Le Portugal a été la victime ces derniers jours d’un coup d’État silencieux organisé par des dirigeants pro-européens de ce pays [1].
Cet événement est particulièrement grave. Il survient alors qu’est fraîche la mémoire du coup de force réussi contre le gouvernement grec par la combinaison de pressions politiques venant de l’Eurogroupe et de pressions économiques (et financières) en provenance de la Banque centrale européenne. Il confirme la nature profondément antidémocratique non seulement de la zone euro mais aussi, et on doit le regretter, de l’Union européenne.
Le résultat des élections portugaises
On a beaucoup dit, en France en particulier, dans la presse que la coalition de droite était sortie vainqueur des dernières élections législatives portugaises. Ceci est faux. Les partis de droite, emmené par le Premier ministre, M. Pedro Passos Coelho, n’ont réuni que 38,5% des suffrages, et ont perdu 28 sièges au Parlement. Une majorité d’électeurs portugais a voté contre les dernières mesures d’austérité, en fait 50,7%. Ces électeurs ont porté leur vote sur la gauche modérée mais aussi sur le Parti communiste portugais et d’autres formations de la gauche radicale. De fait le Parti socialiste portugais a 85 sièges, le Bloc de gauche (gauche radicale) 19 et le Parti communiste portugais 17. Sur les 230 sièges du Parlement portugais, cela en donne 121 aux forces anti-austérité, quand la majorité absolue est de 116 [2].

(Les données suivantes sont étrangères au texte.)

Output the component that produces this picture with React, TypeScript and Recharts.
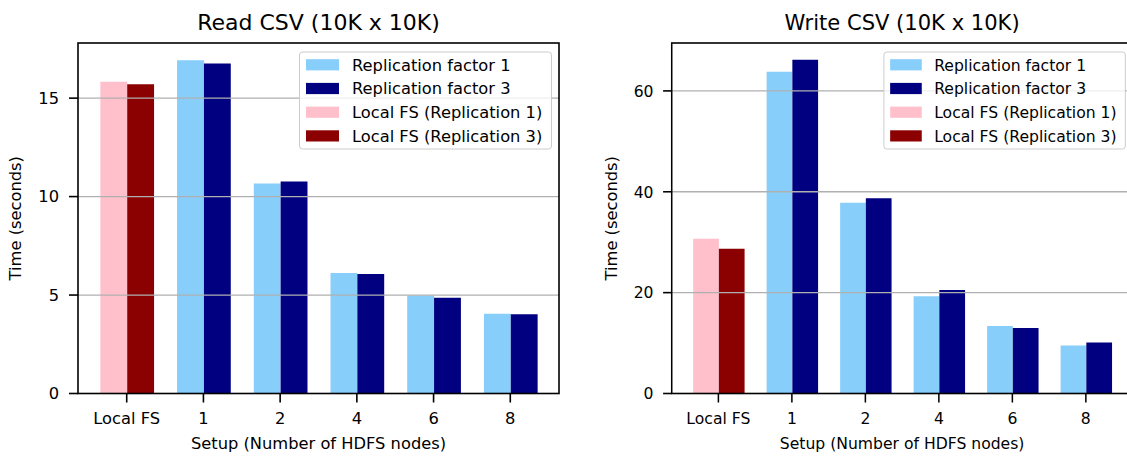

Un accord aurait pu être trouvé entre les partis de droite et le Parti socialiste. Mais cet accord n’était clairement pas possible sans une remise en cause d’une partie du programme d’austérité qui découle de l’accord passé entre la Portugal et les institutions européennes. Ceci n’est pas sans évoquer la situation de la Grèce…
Les socialistes, et le « bloc de gauche » ont clairement dit que cet accord devait être révisé. C’est ce qui a motivé le président Cavaco Silva dans sa décision pour rejeter le projet de gouvernement présenté par la Gauche. Mais, les attendus de sa déclaration vont encore plus loin. Il a dit :
« Après tous les importants sacrifices consentis dans le cadre d’un important accord financier, il est de mon devoir, et dans mes prérogatives constitutionnelles, de faire tout mon possible pour empêcher de faux signaux d’être émis envers les institutions financières et les investisseurs internationaux [3]. »
C’est cette déclaration qui pose véritablement problème. Que M. Cavaco Silva pense qu’un gouvernement de la gauche unie puisse conduire à un affrontement avec l’Eurogroupe et l’UE est son droit, et c’est même très probablement le cas. Mais, dans une république parlementaire, comme l’est le Portugal actuellement, il n’est pas dans son pouvoir d’interpréter des intentions futures pour s’opposer à la volonté des électeurs. Si une coalition de gauche et d’extrême-gauche a une majorité au Parlement, et si elle présente – ce qui était le cas – un programme de gouvernement, il doit lui laisser sa chance. Toute autre décision s’apparente à un acte anticonstitutionnel, un « coup d’État ».